Begin GIVEN DATA
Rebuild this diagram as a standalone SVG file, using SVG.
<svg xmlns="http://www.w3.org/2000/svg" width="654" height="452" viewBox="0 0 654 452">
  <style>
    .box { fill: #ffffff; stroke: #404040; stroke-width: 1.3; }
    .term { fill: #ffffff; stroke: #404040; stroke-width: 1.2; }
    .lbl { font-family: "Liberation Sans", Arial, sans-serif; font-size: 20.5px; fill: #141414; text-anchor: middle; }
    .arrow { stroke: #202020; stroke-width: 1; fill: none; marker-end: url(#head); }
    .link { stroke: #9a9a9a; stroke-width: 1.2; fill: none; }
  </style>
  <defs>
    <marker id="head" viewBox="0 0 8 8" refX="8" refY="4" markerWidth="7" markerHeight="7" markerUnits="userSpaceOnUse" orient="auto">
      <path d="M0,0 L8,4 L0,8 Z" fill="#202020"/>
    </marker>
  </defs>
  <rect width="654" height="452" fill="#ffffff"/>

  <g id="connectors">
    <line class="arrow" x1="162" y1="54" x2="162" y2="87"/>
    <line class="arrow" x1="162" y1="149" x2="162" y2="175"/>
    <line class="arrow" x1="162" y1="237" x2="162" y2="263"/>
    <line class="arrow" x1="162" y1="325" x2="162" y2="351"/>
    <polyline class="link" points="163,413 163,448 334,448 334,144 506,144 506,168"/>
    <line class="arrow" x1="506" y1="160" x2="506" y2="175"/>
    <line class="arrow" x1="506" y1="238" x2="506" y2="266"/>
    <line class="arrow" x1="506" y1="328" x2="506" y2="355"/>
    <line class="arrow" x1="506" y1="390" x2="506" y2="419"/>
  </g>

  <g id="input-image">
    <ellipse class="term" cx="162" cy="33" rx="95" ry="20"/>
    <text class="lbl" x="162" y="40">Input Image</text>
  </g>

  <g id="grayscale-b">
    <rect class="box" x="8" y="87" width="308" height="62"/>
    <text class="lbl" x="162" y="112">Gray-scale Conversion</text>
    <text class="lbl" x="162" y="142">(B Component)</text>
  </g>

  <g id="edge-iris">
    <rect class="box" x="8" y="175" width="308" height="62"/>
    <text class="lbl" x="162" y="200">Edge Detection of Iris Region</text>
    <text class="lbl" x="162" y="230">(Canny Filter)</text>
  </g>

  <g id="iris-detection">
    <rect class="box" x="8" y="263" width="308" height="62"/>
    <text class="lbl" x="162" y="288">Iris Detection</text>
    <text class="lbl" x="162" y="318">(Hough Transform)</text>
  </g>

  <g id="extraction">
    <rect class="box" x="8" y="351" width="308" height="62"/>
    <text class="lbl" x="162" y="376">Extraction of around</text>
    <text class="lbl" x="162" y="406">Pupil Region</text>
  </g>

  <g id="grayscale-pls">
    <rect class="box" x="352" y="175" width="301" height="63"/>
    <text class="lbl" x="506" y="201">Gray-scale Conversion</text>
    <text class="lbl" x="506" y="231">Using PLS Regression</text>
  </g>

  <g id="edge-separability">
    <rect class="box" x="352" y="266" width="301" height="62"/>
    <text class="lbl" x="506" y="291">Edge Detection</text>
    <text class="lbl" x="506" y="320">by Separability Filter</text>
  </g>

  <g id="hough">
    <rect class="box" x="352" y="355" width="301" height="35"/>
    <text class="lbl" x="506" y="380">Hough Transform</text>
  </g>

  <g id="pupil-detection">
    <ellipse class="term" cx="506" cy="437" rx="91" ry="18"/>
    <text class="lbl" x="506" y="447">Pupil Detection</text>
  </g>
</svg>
End GIVEN DATA
Begin GIVEN DATA
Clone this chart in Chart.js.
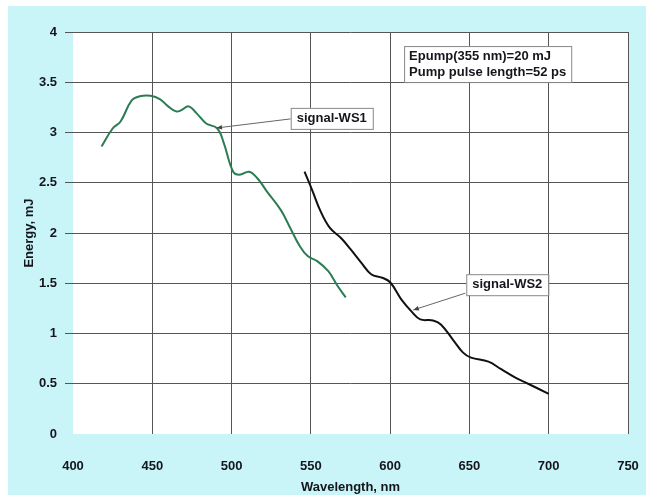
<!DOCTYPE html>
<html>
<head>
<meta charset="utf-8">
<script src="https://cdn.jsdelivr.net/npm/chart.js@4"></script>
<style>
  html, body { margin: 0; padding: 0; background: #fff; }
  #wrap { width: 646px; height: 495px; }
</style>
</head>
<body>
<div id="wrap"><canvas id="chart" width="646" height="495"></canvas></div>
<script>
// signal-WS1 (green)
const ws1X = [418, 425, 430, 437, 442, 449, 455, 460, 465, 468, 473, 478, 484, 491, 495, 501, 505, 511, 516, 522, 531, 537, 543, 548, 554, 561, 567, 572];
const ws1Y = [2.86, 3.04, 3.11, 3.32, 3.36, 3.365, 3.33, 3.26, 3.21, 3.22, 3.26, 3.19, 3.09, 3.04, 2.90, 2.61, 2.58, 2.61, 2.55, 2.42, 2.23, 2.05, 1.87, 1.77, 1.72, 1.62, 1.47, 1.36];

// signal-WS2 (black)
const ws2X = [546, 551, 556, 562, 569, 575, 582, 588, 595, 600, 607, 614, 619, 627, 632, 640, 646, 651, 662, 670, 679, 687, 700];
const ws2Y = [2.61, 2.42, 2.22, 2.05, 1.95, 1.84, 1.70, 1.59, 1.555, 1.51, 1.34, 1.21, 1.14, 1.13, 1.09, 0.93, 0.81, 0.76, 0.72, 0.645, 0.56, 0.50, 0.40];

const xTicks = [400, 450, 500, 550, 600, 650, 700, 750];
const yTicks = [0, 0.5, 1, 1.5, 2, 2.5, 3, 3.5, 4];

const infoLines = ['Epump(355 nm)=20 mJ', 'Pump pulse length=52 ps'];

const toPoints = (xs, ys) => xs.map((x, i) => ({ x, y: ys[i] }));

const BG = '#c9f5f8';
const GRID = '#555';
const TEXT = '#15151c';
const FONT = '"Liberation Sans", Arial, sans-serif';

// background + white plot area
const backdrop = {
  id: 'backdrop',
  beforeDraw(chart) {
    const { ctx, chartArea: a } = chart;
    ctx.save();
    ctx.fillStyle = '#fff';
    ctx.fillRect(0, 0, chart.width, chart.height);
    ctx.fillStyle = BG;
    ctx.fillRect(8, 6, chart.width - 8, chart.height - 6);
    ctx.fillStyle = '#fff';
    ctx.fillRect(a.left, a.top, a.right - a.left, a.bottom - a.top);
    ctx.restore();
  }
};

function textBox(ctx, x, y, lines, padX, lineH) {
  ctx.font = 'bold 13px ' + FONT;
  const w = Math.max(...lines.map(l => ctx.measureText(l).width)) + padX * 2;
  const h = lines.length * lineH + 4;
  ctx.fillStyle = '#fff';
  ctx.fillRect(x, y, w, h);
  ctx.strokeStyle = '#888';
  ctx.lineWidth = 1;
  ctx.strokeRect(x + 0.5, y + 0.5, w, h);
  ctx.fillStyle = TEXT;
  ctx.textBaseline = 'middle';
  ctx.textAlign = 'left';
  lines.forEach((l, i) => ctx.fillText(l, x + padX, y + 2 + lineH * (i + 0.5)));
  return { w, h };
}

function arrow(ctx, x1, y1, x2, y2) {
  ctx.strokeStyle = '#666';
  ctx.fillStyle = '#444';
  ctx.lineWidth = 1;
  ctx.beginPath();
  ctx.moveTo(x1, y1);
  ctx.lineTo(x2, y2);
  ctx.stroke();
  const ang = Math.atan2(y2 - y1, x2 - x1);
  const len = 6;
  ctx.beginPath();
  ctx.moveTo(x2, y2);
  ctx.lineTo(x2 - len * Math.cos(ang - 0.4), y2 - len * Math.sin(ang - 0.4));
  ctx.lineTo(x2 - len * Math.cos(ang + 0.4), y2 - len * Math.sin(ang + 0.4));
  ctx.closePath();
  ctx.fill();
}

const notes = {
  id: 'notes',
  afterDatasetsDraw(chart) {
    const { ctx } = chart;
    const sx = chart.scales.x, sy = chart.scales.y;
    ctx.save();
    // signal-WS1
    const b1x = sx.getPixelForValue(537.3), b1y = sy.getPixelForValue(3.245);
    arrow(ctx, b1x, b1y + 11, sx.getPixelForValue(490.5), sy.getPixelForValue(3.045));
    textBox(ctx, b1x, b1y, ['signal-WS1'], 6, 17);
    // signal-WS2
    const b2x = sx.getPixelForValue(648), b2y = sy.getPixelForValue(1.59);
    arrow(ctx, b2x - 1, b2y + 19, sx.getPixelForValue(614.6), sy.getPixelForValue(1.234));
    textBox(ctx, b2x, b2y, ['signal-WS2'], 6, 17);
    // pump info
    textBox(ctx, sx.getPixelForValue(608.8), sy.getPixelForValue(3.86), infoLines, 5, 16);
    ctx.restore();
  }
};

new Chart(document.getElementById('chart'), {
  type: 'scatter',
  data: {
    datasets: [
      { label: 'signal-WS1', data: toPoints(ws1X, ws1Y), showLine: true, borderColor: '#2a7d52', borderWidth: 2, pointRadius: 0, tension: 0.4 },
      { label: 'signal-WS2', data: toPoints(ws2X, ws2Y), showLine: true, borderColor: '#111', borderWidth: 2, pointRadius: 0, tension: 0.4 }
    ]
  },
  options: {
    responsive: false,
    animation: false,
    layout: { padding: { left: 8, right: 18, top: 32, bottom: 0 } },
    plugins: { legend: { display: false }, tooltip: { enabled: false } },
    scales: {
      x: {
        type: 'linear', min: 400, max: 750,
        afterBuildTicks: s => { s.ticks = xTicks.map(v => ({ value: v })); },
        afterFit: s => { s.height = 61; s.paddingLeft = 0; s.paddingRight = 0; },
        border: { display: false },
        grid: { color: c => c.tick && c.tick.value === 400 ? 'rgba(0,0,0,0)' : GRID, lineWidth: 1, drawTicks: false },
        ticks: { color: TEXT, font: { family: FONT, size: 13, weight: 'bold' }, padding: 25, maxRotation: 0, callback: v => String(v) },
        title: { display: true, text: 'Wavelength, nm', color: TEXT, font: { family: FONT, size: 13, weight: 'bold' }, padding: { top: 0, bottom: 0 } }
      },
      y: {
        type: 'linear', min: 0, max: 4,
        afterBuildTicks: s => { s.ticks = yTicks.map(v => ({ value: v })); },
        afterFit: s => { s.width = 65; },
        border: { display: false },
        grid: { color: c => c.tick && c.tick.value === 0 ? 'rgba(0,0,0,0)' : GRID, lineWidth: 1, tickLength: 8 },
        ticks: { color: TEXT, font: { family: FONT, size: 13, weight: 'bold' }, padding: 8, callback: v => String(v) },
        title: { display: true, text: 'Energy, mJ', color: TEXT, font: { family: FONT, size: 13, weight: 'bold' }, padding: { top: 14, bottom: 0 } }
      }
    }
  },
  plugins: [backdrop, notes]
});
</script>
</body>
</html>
End GIVEN DATA
Begin GIVEN DATA
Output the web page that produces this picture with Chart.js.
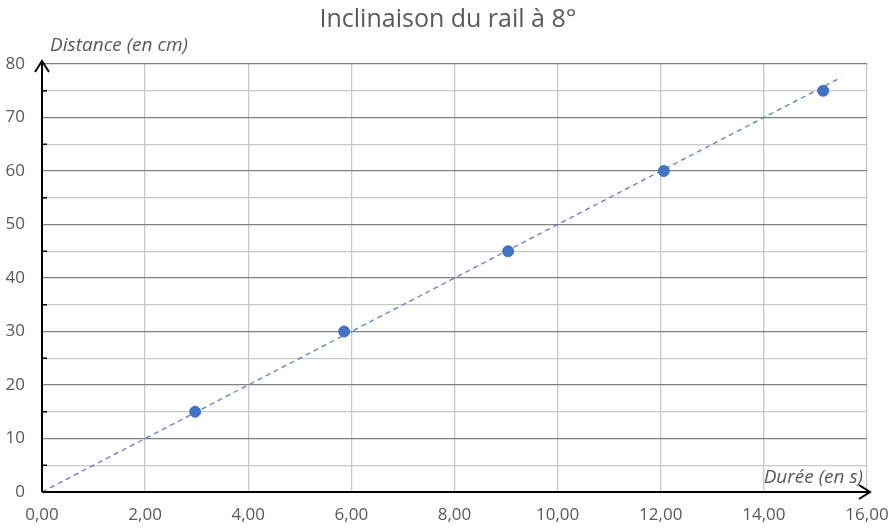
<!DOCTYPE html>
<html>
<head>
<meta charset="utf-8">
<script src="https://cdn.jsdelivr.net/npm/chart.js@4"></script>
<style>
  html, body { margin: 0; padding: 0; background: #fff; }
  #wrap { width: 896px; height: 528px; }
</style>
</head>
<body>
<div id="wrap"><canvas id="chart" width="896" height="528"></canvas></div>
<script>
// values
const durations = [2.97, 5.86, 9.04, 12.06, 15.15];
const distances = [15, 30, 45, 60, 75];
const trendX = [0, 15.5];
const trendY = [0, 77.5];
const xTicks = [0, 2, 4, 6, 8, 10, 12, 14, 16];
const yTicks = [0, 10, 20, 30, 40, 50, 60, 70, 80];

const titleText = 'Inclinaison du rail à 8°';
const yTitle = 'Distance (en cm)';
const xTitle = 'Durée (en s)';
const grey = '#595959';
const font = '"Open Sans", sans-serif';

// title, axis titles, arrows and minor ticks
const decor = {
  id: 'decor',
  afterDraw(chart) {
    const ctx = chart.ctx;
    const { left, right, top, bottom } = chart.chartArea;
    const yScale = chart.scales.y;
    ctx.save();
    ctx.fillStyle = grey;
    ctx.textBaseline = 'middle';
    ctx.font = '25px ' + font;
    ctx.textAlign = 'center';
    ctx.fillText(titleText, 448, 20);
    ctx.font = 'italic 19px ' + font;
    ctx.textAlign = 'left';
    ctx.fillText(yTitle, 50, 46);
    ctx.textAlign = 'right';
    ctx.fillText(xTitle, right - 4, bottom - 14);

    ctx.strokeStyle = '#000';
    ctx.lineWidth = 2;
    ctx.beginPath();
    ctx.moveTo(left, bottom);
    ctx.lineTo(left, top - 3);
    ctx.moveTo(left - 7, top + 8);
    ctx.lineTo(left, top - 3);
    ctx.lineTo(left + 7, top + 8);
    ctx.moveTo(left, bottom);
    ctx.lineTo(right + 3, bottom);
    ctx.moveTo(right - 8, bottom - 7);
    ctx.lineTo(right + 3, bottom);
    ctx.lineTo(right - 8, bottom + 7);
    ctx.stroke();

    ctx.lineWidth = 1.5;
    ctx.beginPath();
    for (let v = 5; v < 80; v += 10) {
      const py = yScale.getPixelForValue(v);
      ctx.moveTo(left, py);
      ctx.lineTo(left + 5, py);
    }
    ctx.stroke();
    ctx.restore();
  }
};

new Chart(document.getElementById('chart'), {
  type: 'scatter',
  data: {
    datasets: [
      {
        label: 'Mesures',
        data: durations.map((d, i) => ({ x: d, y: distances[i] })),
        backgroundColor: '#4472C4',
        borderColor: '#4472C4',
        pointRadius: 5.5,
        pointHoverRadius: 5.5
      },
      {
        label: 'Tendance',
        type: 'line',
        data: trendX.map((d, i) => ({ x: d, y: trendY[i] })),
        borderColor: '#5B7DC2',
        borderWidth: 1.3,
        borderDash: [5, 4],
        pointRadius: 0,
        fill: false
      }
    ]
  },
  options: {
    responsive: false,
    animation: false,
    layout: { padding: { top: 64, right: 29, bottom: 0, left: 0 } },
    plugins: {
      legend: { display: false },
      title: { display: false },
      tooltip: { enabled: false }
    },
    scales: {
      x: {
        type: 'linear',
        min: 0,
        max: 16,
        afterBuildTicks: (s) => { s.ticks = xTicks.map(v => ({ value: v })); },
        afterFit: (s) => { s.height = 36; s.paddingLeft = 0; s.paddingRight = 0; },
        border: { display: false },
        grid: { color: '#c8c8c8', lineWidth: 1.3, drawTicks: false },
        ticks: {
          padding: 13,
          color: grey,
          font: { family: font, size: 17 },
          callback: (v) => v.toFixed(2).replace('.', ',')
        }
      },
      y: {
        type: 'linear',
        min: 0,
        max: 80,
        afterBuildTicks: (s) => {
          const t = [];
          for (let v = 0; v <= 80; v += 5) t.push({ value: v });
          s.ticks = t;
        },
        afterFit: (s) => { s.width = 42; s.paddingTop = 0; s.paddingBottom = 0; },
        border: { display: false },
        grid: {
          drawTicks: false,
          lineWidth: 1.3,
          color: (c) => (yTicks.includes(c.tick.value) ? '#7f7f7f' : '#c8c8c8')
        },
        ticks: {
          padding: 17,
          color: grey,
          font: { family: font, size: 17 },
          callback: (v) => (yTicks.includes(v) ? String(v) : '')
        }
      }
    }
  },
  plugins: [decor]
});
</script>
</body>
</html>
End GIVEN DATA
TASK DIRECTIONS
Copy every line above in which the string "picture" shows up.

SOLUTION FOR THIS EXERCISE
Output the web page that produces this picture with Chart.js.

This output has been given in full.